Bonjour monsieur Walker,
Vous avez écrit et réalisé un très beau film, Québec my country mon pays. Au début, je pensais que vous exagériez
avec vos commentaires. À la longue, j’ai compris que pas tant que ça.
Ce qui nous éloigne, les francos et les anglos, c'est un mensonge. Dire que
les Français et les Anglais sont les peuples fondateurs du Canada est un mensonge.
S'il y a deux peuples fondateurs, ce sont les Premières nations et les
Français, une rencontre de deux univers. Ils ont partagé le territoire, les
coutumes et le temps.
Les Anglais ont occupé un sillon tracé auparavant par des européens comme
eux. N'allez pas dire cela à un conquérant, vous vous porterez en porte-à-faux
de la colonisation.
Le colonisateur a ceci de particulier qu'il a toujours raison et que ce qui
existait avant lui n'existe pas.
Cela dit, votre film montre avec une belle sensibilité votre attachement au
territoire du Québec et votre déchirement de ne plus y vivre.
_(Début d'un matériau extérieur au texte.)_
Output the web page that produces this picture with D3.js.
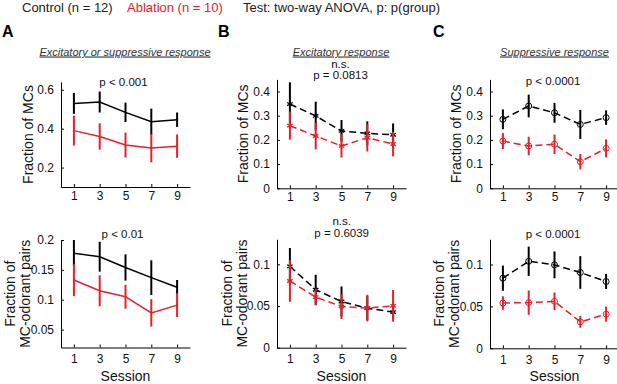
<!DOCTYPE html>
<html>
<head>
<meta charset="utf-8">
<script src="https://cdn.jsdelivr.net/npm/d3@7"></script>
<style>
  body { margin: 0; background: #fff; }
  text { font-family: "Liberation Sans", Arial, sans-serif; }
</style>
</head>
<body>
<div id="chart"></div>
<script>
const sessions = [1, 3, 5, 7, 9];

// A: excitatory or suppressive
const ctrlAnyMC = [0.53, 0.537, 0.484, 0.436, 0.446];
const ctrlAnyMCErr = [0.054, 0.054, 0.05, 0.067, 0.037];
const ablAnyMC = [0.39, 0.36, 0.316, 0.30, 0.31];
const ablAnyMCErr = [0.077, 0.068, 0.064, 0.073, 0.06];
const ctrlAnyPair = [0.178, 0.172, 0.154, 0.137, 0.121];
const ctrlAnyPairErr = [0.022, 0.025, 0.022, 0.029, 0.012];
const ablAnyPair = [0.133, 0.115, 0.105, 0.078, 0.091];
const ablAnyPairErr = [0.027, 0.026, 0.02, 0.023, 0.02];

// B: excitatory
const ctrlExcMC = [0.348, 0.299, 0.237, 0.227, 0.221];
const ctrlExcMCErr = [0.09, 0.059, 0.045, 0.05, 0.047];
const ablExcMC = [0.259, 0.216, 0.175, 0.209, 0.183];
const ablExcMCErr = [0.058, 0.055, 0.048, 0.057, 0.051];
const ctrlExcPair = [0.0976, 0.0695, 0.0554, 0.0475, 0.0427];
const ctrlExcPairErr = [0.022, 0.018, 0.018, 0.0145, 0.008];
const ablExcPair = [0.080, 0.0607, 0.0494, 0.0475, 0.0502];
const ablExcPairErr = [0.025, 0.01, 0.015, 0.016, 0.019];

// C: suppressive
const ctrlSupMC = [0.285, 0.340, 0.312, 0.264, 0.292];
const ctrlSupMCErr = [0.041, 0.047, 0.041, 0.06, 0.03];
const ablSupMC = [0.195, 0.175, 0.182, 0.110, 0.165];
const ablSupMCErr = [0.033, 0.038, 0.04, 0.032, 0.037];
const ctrlSupPair = [0.0836, 0.1038, 0.0995, 0.0904, 0.0797];
const ctrlSupPairErr = [0.015, 0.0175, 0.016, 0.0195, 0.009];
const ablSupPair = [0.054, 0.0545, 0.056, 0.0315, 0.0407];
const ablSupPairErr = [0.008, 0.0145, 0.0105, 0.007, 0.009];

const panelTitles = ["Excitatory or suppressive response", "Excitatory response", "Suppressive response"];
const panelLetters = ["A", "B", "C"];

const red = "#e3202b";
const width = 617, height = 384;

const svg = d3.select("#chart").append("svg")
    .attr("width", width)
    .attr("height", height);

// header
const head = svg.append("text").attr("y", 12).attr("font-size", 13);
head.append("tspan").attr("x", 22).attr("fill", "#222").text("Control (n = 12)");
head.append("tspan").attr("x", 127).attr("fill", red).text("Ablation (n = 10)");
head.append("tspan").attr("x", 243).attr("fill", "#222").text("Test: two-way ANOVA, p: p(group)");

const letterX = [2, 218, 433];
const titleX = [125, 341, 554.5];
panelLetters.forEach((l, i) => {
  svg.append("text").attr("x", letterX[i]).attr("y", 37)
    .attr("font-size", 16).attr("font-weight", "bold").text(l);
  svg.append("text").attr("x", titleX[i]).attr("y", 55.5)
    .attr("font-size", 11).attr("font-style", "italic")
    .attr("text-anchor", "middle").attr("fill", "#333")
    .attr("text-decoration", "underline").text(panelTitles[i]);
});

function panel(cfg) {
  const x = d3.scaleLinear().domain([0, 10]).range([cfg.x0, cfg.x0 + 129]);
  const y = d3.scaleLinear().domain(cfg.yDomain).range(cfg.yRange);
  const g = svg.append("g");

  const xAxis = g.append("g")
    .attr("transform", `translate(0,${cfg.yRange[0]})`)
    .call(d3.axisBottom(x).tickValues(sessions).tickSize(-3).tickSizeOuter(0).tickPadding(cfg.xPad));
  const yAxis = g.append("g")
    .attr("transform", `translate(${cfg.x0},0)`)
    .call(d3.axisLeft(y).tickValues(cfg.yTicks).tickSize(-3).tickSizeOuter(0).tickPadding(7)
      .tickFormat(d => String(d)));
  [xAxis, yAxis].forEach(a => {
    a.selectAll("text").attr("font-size", 12).attr("fill", "#111")
      .style("font-family", '"Liberation Sans", Arial, sans-serif');
    a.select(".domain").attr("stroke", "#000").attr("stroke-width", 1);
    a.selectAll(".tick line").attr("stroke", "#000");
  });

  const series = [
    { mean: cfg.ctrl, err: cfg.ctrlErr, color: "#000" },
    { mean: cfg.abl, err: cfg.ablErr, color: red }
  ];
  const line = d3.line().x((d, i) => x(sessions[i])).y(d => y(d));
  series.forEach(s => {
    g.append("path")
      .attr("d", line(s.mean))
      .attr("fill", "none")
      .attr("stroke", s.color)
      .attr("stroke-width", 1.5)
      .attr("stroke-dasharray", cfg.marker ? "7,4" : null);
    g.selectAll(null).data(s.mean).enter().append("line")
      .attr("x1", (d, i) => x(sessions[i]))
      .attr("x2", (d, i) => x(sessions[i]))
      .attr("y1", (d, i) => y(d - s.err[i]))
      .attr("y2", (d, i) => y(d + s.err[i]))
      .attr("stroke", s.color)
      .attr("stroke-width", 2);
    if (cfg.marker === "star") {
      g.selectAll(null).data(s.mean).enter().append("path")
        .attr("d", d3.symbol(d3.symbolAsterisk, 28))
        .attr("transform", (d, i) => `translate(${x(sessions[i])},${y(d)})`)
        .attr("fill", "none").attr("stroke", s.color).attr("stroke-width", 1.3);
    } else if (cfg.marker === "circle") {
      g.selectAll(null).data(s.mean).enter().append("circle")
        .attr("cx", (d, i) => x(sessions[i]))
        .attr("cy", d => y(d))
        .attr("r", 3)
        .attr("fill", "none").attr("stroke", s.color).attr("stroke-width", 1);
    }
  });

  // p-value labels
  cfg.pLabels.forEach(p => {
    g.append("text").attr("x", cfg.pX).attr("y", p.y)
      .attr("font-size", 11.5).attr("text-anchor", "middle").attr("fill", "#111")
      .text(p.t);
  });

  // y label
  const cy = (cfg.yRange[0] + cfg.yRange[1]) / 2;
  const lab = g.append("text")
    .attr("transform", `translate(${cfg.x0 + cfg.labOff},${cy}) rotate(-90)`)
    .attr("font-size", 14).attr("text-anchor", "middle").attr("fill", "#111");
  if (cfg.label.length === 1) {
    lab.text(cfg.label[0]);
  } else {
    lab.append("tspan").attr("x", 0).attr("y", -15).text(cfg.label[0]);
    lab.append("tspan").attr("x", 0).attr("y", 0).text(cfg.label[1]);
  }

  if (cfg.session) {
    g.append("text").attr("x", x(5)).attr("y", 381)
      .attr("font-size", 14).attr("text-anchor", "middle").attr("fill", "#111")
      .text("Session");
  }
}

const mcLabel = ["Fraction of MCs"];
const pairLabel = ["Fraction of", "MC-odorant pairs"];

panel({ x0: 61, yDomain: [0.1, 0.64], yRange: [187, 82], yTicks: [0.2, 0.4, 0.6], xPad: 4.5,
  ctrl: ctrlAnyMC, ctrlErr: ctrlAnyMCErr, abl: ablAnyMC, ablErr: ablAnyMCErr,
  marker: null, pX: 123.5, pLabels: [{ t: "p < 0.001", y: 86 }], label: mcLabel, labOff: -28 });
panel({ x0: 61, yDomain: [0.02, 0.2], yRange: [347.5, 240], yTicks: [0.05, 0.1, 0.15, 0.2], xPad: 7,
  ctrl: ctrlAnyPair, ctrlErr: ctrlAnyPairErr, abl: ablAnyPair, ablErr: ablAnyPairErr,
  marker: null, pX: 122.5, pLabels: [{ t: "p < 0.01", y: 237.5 }], label: pairLabel, labOff: -31, session: true });

panel({ x0: 277, yDomain: [0, 0.45], yRange: [188.3, 79.4], yTicks: [0, 0.1, 0.2, 0.3, 0.4], xPad: 4.5,
  ctrl: ctrlExcMC, ctrlErr: ctrlExcMCErr, abl: ablExcMC, ablErr: ablExcMCErr,
  marker: "star", pX: 340.5, pLabels: [{ t: "n.s.", y: 68 }, { t: "p = 0.0813", y: 79 }], label: mcLabel, labOff: -29 });
panel({ x0: 277, yDomain: [0, 0.13], yRange: [347.7, 239.3], yTicks: [0, 0.05, 0.1], xPad: 7,
  ctrl: ctrlExcPair, ctrlErr: ctrlExcPairErr, abl: ablExcPair, ablErr: ablExcPairErr,
  marker: "star", pX: 341.7, pLabels: [{ t: "n.s.", y: 224.5 }, { t: "p = 0.6039", y: 236.5 }], label: pairLabel, labOff: -30, session: true });

panel({ x0: 490, yDomain: [0, 0.45], yRange: [188.3, 79.4], yTicks: [0, 0.1, 0.2, 0.3, 0.4], xPad: 4.5,
  ctrl: ctrlSupMC, ctrlErr: ctrlSupMCErr, abl: ablSupMC, ablErr: ablSupMCErr,
  marker: "circle", pX: 553, pLabels: [{ t: "p < 0.0001", y: 85 }], label: mcLabel, labOff: -29 });
panel({ x0: 490, yDomain: [0, 0.13], yRange: [348.3, 239.3], yTicks: [0, 0.05, 0.1], xPad: 7,
  ctrl: ctrlSupPair, ctrlErr: ctrlSupPairErr, abl: ablSupPair, ablErr: ablSupPairErr,
  marker: "circle", pX: 553, pLabels: [{ t: "p < 0.0001", y: 237.5 }], label: pairLabel, labOff: -31, session: true });
</script>
</body>
</html>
Mon identité vit au Québec. Je parle du territoire. Elle n'est d'aucun
parti, même si certains ont fait ma fierté. Je pense au crédit agricole de
l'Union nationale, de la Révolution tranquille de Paul Sauvé et de Jean Lesage,
du Parti Québécois, de René Lévesque à Lucien Bouchard. Après, plus rien.
Je ne me sens pas Canadien, au sens de vos deux peuples fondateurs. Omar
Sharif, acteur égyptien, disait mon passeport est Égyptien. Voilà. Ce 150è
anniversaire est un selfie éhonté.
S'il y a un pays composé d'européens, il date de 1603, au moment où le
Français Samuel de Champlain et le chef montagnais Anadabijou ont conclu une
alliance de vie. Notre pays, le vôtre et le mien, fête donc cette année ses 414
ans.
Je vis très bien avec le fait que des nations aient vécu ici avant nous.
Ces gens avaient une connaissance intuitive et pratique du territoire et de son
rythme. Encore aujourd’hui, ils le connaissent mieux que nous.
Je vis très bien avec le fait que ces gens soient nos ainés, que nous leur
devons beaucoup et que nous devons les écouter davantage, surtout de nos jours.
Tout ce qui reste à faire, c'est de l'affirmer. C'est tellement simple,
c'en est bête.
Ce qui reste à faire de votre côté, c'est de reconnaitre l'apport
fondamental des Premières nations et la présence européenne avant vous. Ce ne
devrait pas être compliqué, c’est une évidence. Et ça ne vous enlève rien.
Votre 150è a l'air pâlotte à côté du 375è de
Montréal. En fait, il nous rend tous un peu ridicules. Je parle de vous et de
moi. Pendant ce temps, les Premières nations se bidonnent solide.
À partir de cela, votre attachement au Québec est le même que le mien. L’attachement
ne parle aucune langue. Il se pratique en silence.
À la maison chez nous, les porteurs d'eau et les nés pour un petit pain
n'ont jamais existé. Les patrons anglophones et les colonisés non plus. Exister
dans le sens d’être un problème.
Ces notions existent dans mon histoire, mais pas dans ma famille et pas
dans ma tête.
Papa était un entrepreneur en construction. Sans prétention aucune, il
n'avait peur de personne et de rien. Il disait parfois, je pourrais bâtir des
cathédrales. C'était comme ça.
Sans prétention aucune, je peux aussi bâtir des cathédrales. Je ne vous
servirai donc jamais de discours de colonisé.
Pour faire court, ma langue est le français, mon ADN est beaucoup
autochtone et mes schèmes de pensée sont britanniques. Je me sens touriste à
Paris et chez moi à Londres.
Voilà. Je comprends votre peine et en même temps non. Vous n'avez pas à revendiquer
qui vous êtes, vous l'êtes déjà. Vous n'envahissez pas mon territoire, nous
sommes tous les deux de nouveaux arrivants. 414 ans, contre 10 000 pour nos
ainés, avouez que nous faisons touriste. En québécois, on fait pic pic.
Bref, voilà mon cher John, notre premier contact. Saluez votre mère, votre sœur, ainsi que votre
famille française, italienne, grecque, écossaise, jamaïcaine, ukrainienne et
irlandaise.
Vous voyez, nous sommes déjà de proches parents.